5. I got the best piece from that house.
6. Quit screwing around on the porch!!
7. Stick your hand in and guess what you're feeling ...
8. It was so filled and heavy, I had to use TWO hands!!!
9. They'll suck you dry if they get their teeth in you.
10. I bobbed and bobbed, but couldn't get my mouth around it!!!

Why don't skeletons like parties? They have no BODY to dance with.

Why can't mummies go on vacation? They're afraid they'll relax and unwind!

Why did the ghost cross the road? To get to "THE OTHER SIDE"
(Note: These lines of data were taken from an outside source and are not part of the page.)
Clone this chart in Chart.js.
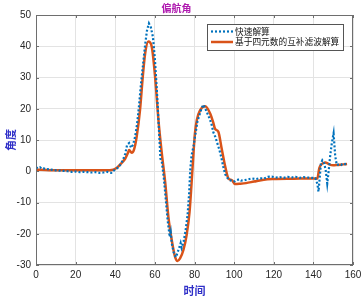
<!DOCTYPE html>
<html><head><meta charset="utf-8">
<script src="https://cdn.jsdelivr.net/npm/chart.js@4"></script>
<style>html,body{margin:0;padding:0;background:#fff}#wrap{width:361px;height:300px}</style>
</head><body><div id="wrap"><canvas id="c"></canvas></div>
<script>
const chartTitle = '偏航角';
const xTitle = '时间';
const yTitle = '角度';
const seriesNames = ['快速解算', '基于四元数的互补滤波解算'];

const tBlue = [0,1,2,3,4,5,6,7,8,10,12,14,16,18,20,22,24,26,28,30,32,34,36,38,39,40,41,42,43,44,45,46,47,48,49,50,51,52,53,54,55,56,57,58,59,60,61,62,62.8,63.5,64.5,65.5,66.5,67.5,68,68.5,69.5,70.5,71,72,73,73.5,74.5,75.5,76.5,77.3,77.8,78.5,79.5,80.5,81.5,82.5,83.5,84.5,85.5,86.5,87.5,88.5,89.5,90.5,91.5,92.5,93.5,94.5,95.5,96.5,97.5,98.5,99.5,100.5,101.5,102.5,103.5,105,107,109,111,113,115,117,119,121,123,125,127,129,131,133,135,137,139,141,142,142.6,143.2,143.8,144.5,145.5,146.3,147,147.7,148.5,149.3,150.2,151,151.8,153,154,155,156,157];
const vBlue = [1.2,1.0,1.3,0.8,0.9,0.6,0.7,0.4,0.5,0.3,0.2,0.1,0,-0.2,-0.1,-0.3,-0.2,-0.3,-0.4,-0.3,-0.5,-0.4,-0.2,-0.5,0.2,0.4,1,1.6,2.5,3.8,5.5,8.5,9,7.5,8.5,11,15,21,28,34,40,45,47.3,46,43,36,26,14,4,3,-2,-9,-16,-21,-19.5,-23,-26,-27.5,-26.8,-25,-23,-24.5,-22.5,-19,-14,-7,0,5,8,12,16,18,20,21.3,20,18.5,17,15.3,12.5,11,9,7,4.5,1.5,-1,-2,-2.8,-3,-3.3,-3.2,-2.8,-2.6,-3,-2.9,-2.6,-2.3,-2.5,-2.2,-2.4,-1.8,-1.7,-2.0,-1.9,-2.1,-1.8,-2.0,-1.8,-2.1,-1.9,-2.0,-2.1,-2.2,-4,-6.5,-2,2.5,3.5,2.5,0,-3.9,0,5,9,12.1,5,2,2.2,2,2.5,2.3,2.4];

const tRed = [0,5,10,15,20,25,30,35,39,41,43,45,46.5,47,48.3,49.5,50.8,52.5,53.9,55.1,56.7,58.4,60.1,61,61.8,63.5,65.2,66.8,68.5,70.2,71.4,72.7,74.4,76,77.5,78.5,79.3,80.2,81.2,82.8,85.4,87.9,89.5,90.4,92,93.7,95.5,97.1,98.8,100.5,103,106,110,115,120,130,140,142,143,144,145,146,147,148,150,152,155,157];
const vRed = [0.5,0.4,0.3,0.3,0.3,0.3,0.3,0.3,0.5,1.2,2.5,4,6,6.8,5.9,7,11,19.6,30.3,37.7,41.5,39.9,30.3,23,16.4,5.7,-3.5,-14.5,-22,-27.4,-28.7,-27.9,-25.2,-20.5,-13,-4,4,12,16.5,19.5,20.8,18.5,15.5,13.5,12.7,7.3,1.5,-2.3,-2.8,-4.1,-4,-3.8,-3.3,-2.7,-2.5,-2.4,-2.3,-2.3,1,2.2,2.6,2.8,2.6,2.2,1.9,2.0,2.2,2.3];

const xTicks = [0,20,40,60,80,100,120,140,160];
const yTicks = [-30,-20,-10,0,10,20,30,40,50];

const blueColor = '#0072BD';
const redColor = '#D95319';

const boxPlugin = {
  id: 'boxAndLegend',
  afterDatasetsDraw(chart) {
    const {ctx, chartArea: a} = chart;
    ctx.save();
    ctx.strokeStyle = '#6e6e6e';
    ctx.lineWidth = 1;
    ctx.strokeRect(a.left + 0.5, a.top + 0.5, a.right - a.left - 1, a.bottom - a.top - 1);
    const xs = chart.scales.x, ys = chart.scales.y;
    ctx.beginPath();
    xTicks.forEach(v => { const px = Math.round(xs.getPixelForValue(v)) + 0.5;
      ctx.moveTo(px, a.bottom); ctx.lineTo(px, a.bottom - 3);
      ctx.moveTo(px, a.top); ctx.lineTo(px, a.top + 3); });
    yTicks.forEach(v => { const py = Math.round(ys.getPixelForValue(v)) + 0.5;
      ctx.moveTo(a.left, py); ctx.lineTo(a.left + 3, py);
      ctx.moveTo(a.right, py); ctx.lineTo(a.right - 3, py); });
    ctx.stroke();
    // legend
    const bx = a.right - 146, by = a.top + 9, bw = 136, bh = 26;
    ctx.fillStyle = '#fff';
    ctx.fillRect(bx, by, bw, bh);
    ctx.strokeStyle = '#555';
    ctx.strokeRect(bx + 0.5, by + 0.5, bw, bh);
    const ds = chart.data.datasets;
    ctx.font = '8.7px "Noto Sans CJK SC"';
    ctx.textBaseline = 'middle';
    ctx.fillStyle = '#111';
    [by + 7.5, by + 18].forEach((yy, i) => {
      ctx.beginPath();
      ctx.strokeStyle = ds[i].borderColor;
      ctx.lineWidth = ds[i].borderWidth;
      ctx.setLineDash(ds[i].borderDash || []);
      ctx.moveTo(bx + 4, yy); ctx.lineTo(bx + 26, yy);
      ctx.stroke();
      ctx.setLineDash([]);
      ctx.fillText(ds[i].label, bx + 28, yy);
    });
    ctx.restore();
  }
};

new Chart(document.getElementById('c'), {
  type: 'line',
  data: {
    datasets: [
      { label: seriesNames[0], data: tBlue.map((t, i) => ({x: t, y: vBlue[i]})),
        borderColor: blueColor, borderWidth: 2.2, borderDash: [2, 2], pointRadius: 0, fill: false, tension: 0 },
      { label: seriesNames[1], data: tRed.map((t, i) => ({x: t, y: vRed[i]})),
        borderColor: redColor, borderWidth: 2.5, pointRadius: 0, fill: false, tension: 0.3, cubicInterpolationMode: 'monotone' }
    ]
  },
  options: {
    responsive: true, maintainAspectRatio: false, animation: false,
    layout: { padding: { left: 0, right: 8, top: 0, bottom: 0 } },
    plugins: {
      legend: { display: false },
      tooltip: { enabled: false },
      title: { display: true, text: chartTitle, color: '#B01CB0',
        font: { family: '"Noto Sans CJK SC"', size: 10, weight: 'bold' }, padding: { top: 2, bottom: 1 } }
    },
    scales: {
      x: { type: 'linear', min: 0, max: 160,
        afterBuildTicks(s) { s.ticks = xTicks.map(v => ({value: v})); },
        afterFit(s) { s.height = 35; s.paddingLeft = 0; s.paddingRight = 0; },
        ticks: { color: '#262626', font: { family: '"Liberation Sans"', size: 10 }, padding: 4, maxRotation: 0 },
        grid: { color: '#e3e3e3', drawTicks: false },
        border: { display: false },
        title: { display: true, text: xTitle, color: '#3030C8', font: { family: '"Noto Sans CJK SC"', size: 11, weight: 'bold' }, padding: { top: 0, bottom: 3 } }
      },
      y: { type: 'linear', min: -30, max: 50,
        afterBuildTicks(s) { s.ticks = yTicks.map(v => ({value: v})); },
        afterFit(s) { s.width = 36; s.paddingTop = 0; s.paddingBottom = 0; },
        ticks: { color: '#262626', font: { family: '"Liberation Sans"', size: 10 }, padding: 5 },
        grid: { color: '#e3e3e3', drawTicks: false },
        border: { display: false },
        title: { display: true, text: yTitle, color: '#3030C8', font: { family: '"Noto Sans CJK SC"', size: 11, weight: 'bold' }, padding: { top: 4, bottom: 0 } }
      }
    }
  },
  plugins: [boxPlugin]
});
</script>
</body></html>
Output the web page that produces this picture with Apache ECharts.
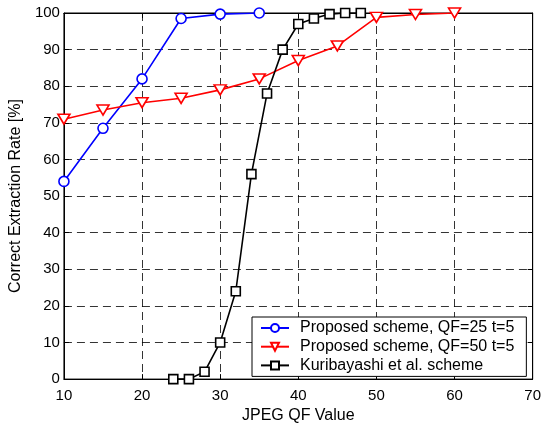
<!DOCTYPE html>
<html><head><meta charset="utf-8">
<script src="https://cdn.jsdelivr.net/npm/echarts@6/dist/echarts.min.js"></script>
<style>html,body{margin:0;padding:0;background:#fff}#c{width:544px;height:429px}</style>
</head><body><div id="c"></div>
<script>
const seriesNames = ['Proposed scheme, QF=25 t=5','Proposed scheme, QF=50 t=5','Kuribayashi et al. scheme'];
const blueX = [10,15,20,25,30,35];
const blueY = [54,68.5,82,98.5,99.7,100];
const redX = [10,15,20,25,30,35,40,45,50,55,60];
const redY = [71,73.5,75.5,76.7,79,82,87,91,98.8,99.6,100];
const blackX = [24,26,28,30,32,34,36,38,40,42,44,46,48];
const blackY = [0,0,2,10,24,56,78,90,97,98.5,99.7,100,100];
const xTicks = [10,20,30,40,50,60,70];
const yTicks = [0,10,20,30,40,50,60,70,80,90,100];
const zip = (a,b)=>a.map((v,i)=>[v,b[i]]);
const font = 'Arial, "Liberation Sans", Helvetica, sans-serif';
const chart = echarts.init(document.getElementById('c'));
const tick = {show:true,inside:true,length:5,lineStyle:{color:'#000',width:1}};
const axLine = {show:true,onZero:false,lineStyle:{color:'#000',width:1}};
const split = {show:true,lineStyle:{color:'#000',type:[8,5],width:0.8}};
const nameStyle = {color:'#000',fontSize:16,fontFamily:font};
chart.setOption({
  animation:false,
  backgroundColor:'#fff',
  grid:{left:62,right:11,top:13,bottom:45,show:true,borderColor:'#000',borderWidth:1},
  xAxis:[
    {type:'value',min:xTicks[0],max:xTicks[xTicks.length-1],interval:10,position:'bottom',
     name:'JPEG QF Value',nameLocation:'middle',nameGap:27,nameTextStyle:nameStyle,
     axisLine:axLine,axisTick:tick,splitLine:split,
     axisLabel:{color:'#000',fontSize:15,fontFamily:font,margin:9}},
    {type:'value',min:xTicks[0],max:xTicks[xTicks.length-1],interval:10,position:'top',
     axisLine:axLine,axisTick:tick,splitLine:{show:false},axisLabel:{show:false}}
  ],
  yAxis:[
    {type:'value',min:yTicks[0],max:yTicks[yTicks.length-1],interval:10,position:'left',
     name:'Correct Extraction Rate [%]',nameLocation:'middle',nameGap:39,nameTextStyle:nameStyle,
     axisLine:axLine,axisTick:tick,splitLine:split,
     axisLabel:{color:'#000',fontSize:15,fontFamily:font,margin:4}},
    {type:'value',min:yTicks[0],max:yTicks[yTicks.length-1],interval:10,position:'right',
     axisLine:axLine,axisTick:tick,splitLine:{show:false},axisLabel:{show:false}}
  ],
  legend:{
    orient:'vertical',left:252,top:317,
    backgroundColor:'#fff',borderColor:'#000',borderWidth:1,
    padding:[3,12,3,8],itemGap:2.7,itemWidth:28,itemHeight:10,
    textStyle:{color:'#000',fontSize:16,fontFamily:font,lineHeight:16,padding:[0,0,0,6]},
    data:seriesNames
  },
  series:[
    {name:seriesNames[0],type:'line',data:zip(blueX,blueY),symbol:'circle',symbolSize:10,
     lineStyle:{color:'#0000ff',width:1.6},itemStyle:{color:'#fff',borderColor:'#0000ff',borderWidth:1.6},color:'#0000ff'},
    {name:seriesNames[1],type:'line',data:zip(redX,redY),symbol:'triangle',symbolRotate:180,symbolSize:[12,10],
     lineStyle:{color:'#ff0000',width:1.6},itemStyle:{color:'#fff',borderColor:'#ff0000',borderWidth:1.6},color:'#ff0000'},
    {name:seriesNames[2],type:'line',data:zip(blackX,blackY),symbol:'rect',symbolSize:9,
     lineStyle:{color:'#000',width:1.6},itemStyle:{color:'#fff',borderColor:'#000',borderWidth:1.6},color:'#000'}
  ]
});
</script></body></html>
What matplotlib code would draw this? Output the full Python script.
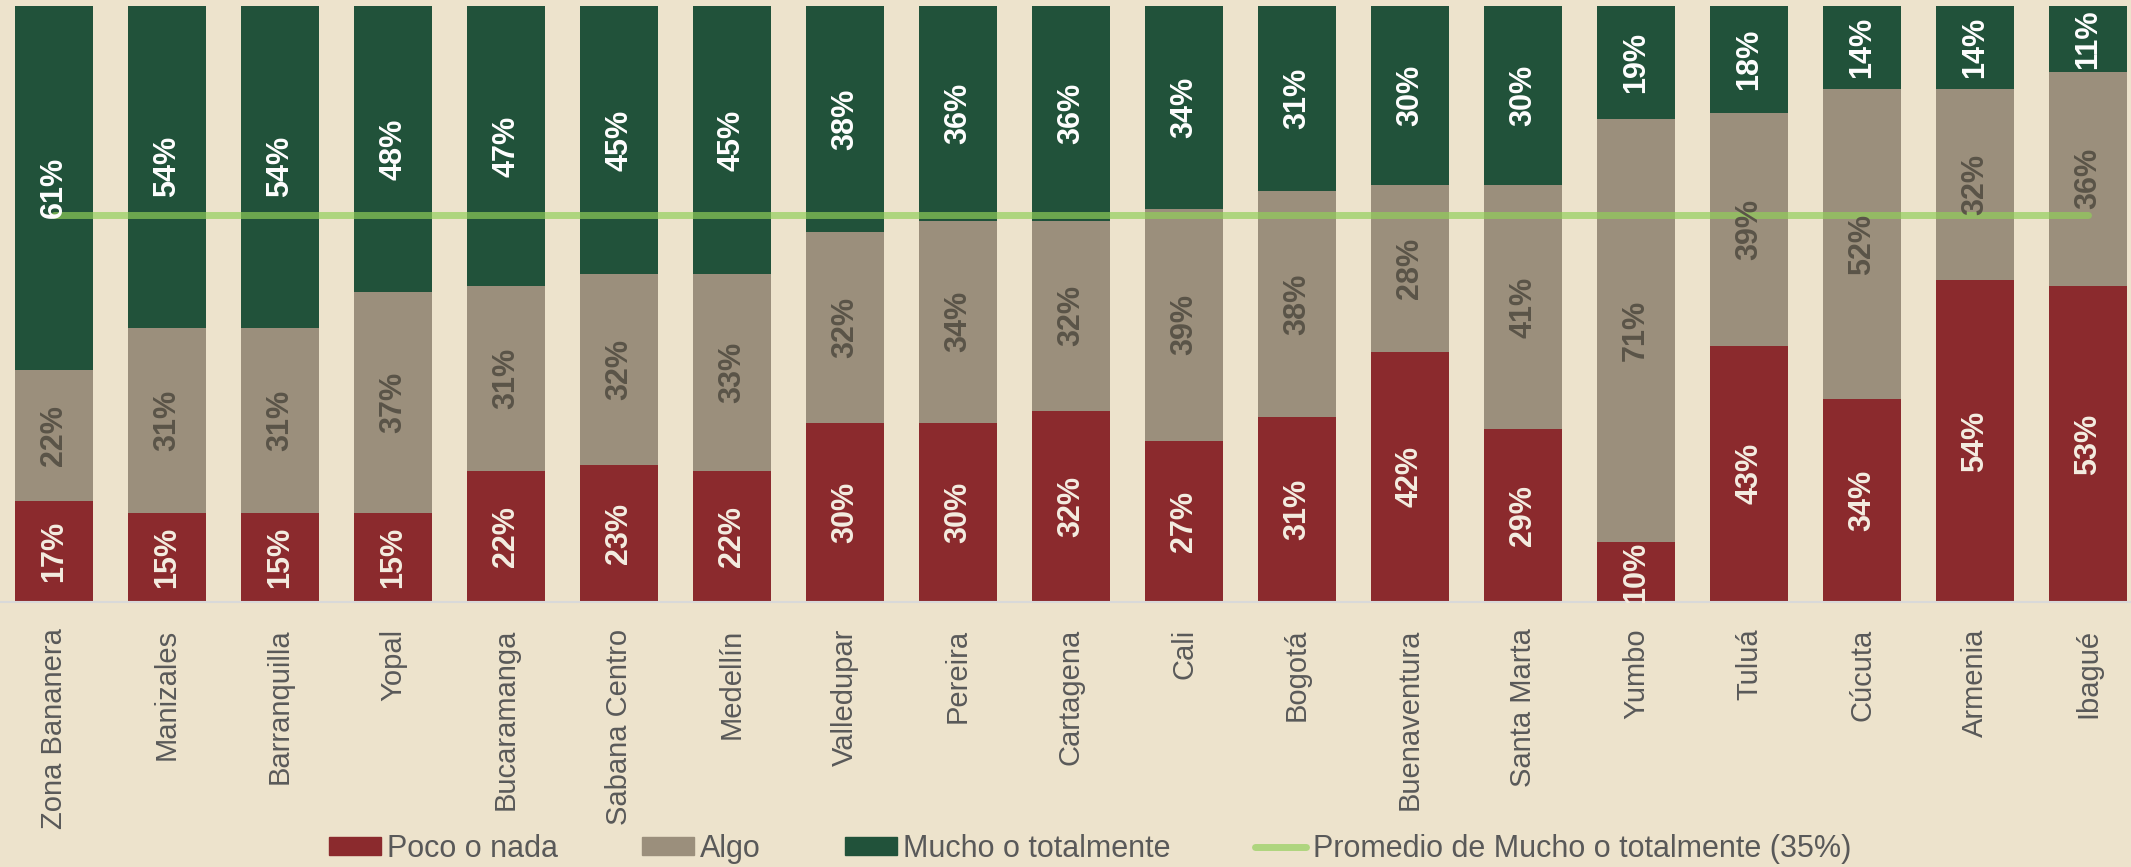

What happens to a fast witch on a slow broom? She flies off the handle!

What do you call a ghost with a broken leg? Hoblin Goblin.

What happens when a ghost gets lost in a fog? He's mist!

Why couldn't the witch get pregnant? Her husband had a hollow weenie!

Why is Halloween a hillbilly's favorite holiday? Pump kin.

Top Ten Reasons Why Trick-or-Treating is Better Than Sex
10. You are guaranteed to get at least a little something in the sack.
9. If you get tired, wait ten minutes and go back at it again.
8. The stranger you look, the easier it is to get some.
7. You don't have to compliment the person who gave it to you.
6. The person you are with doesn't fantasize you're someone else, you already are.
5. If you get a stomach ache, it won't last nine months.
4. If you wear leather and chains, no one thinks you're kinky.
3. Doesn't matter if kids hear you moaning and groaning.
2. Less guilt the next morning from over-indulging.
1. If you don't get what you want at one place, you can always go next door to get more!!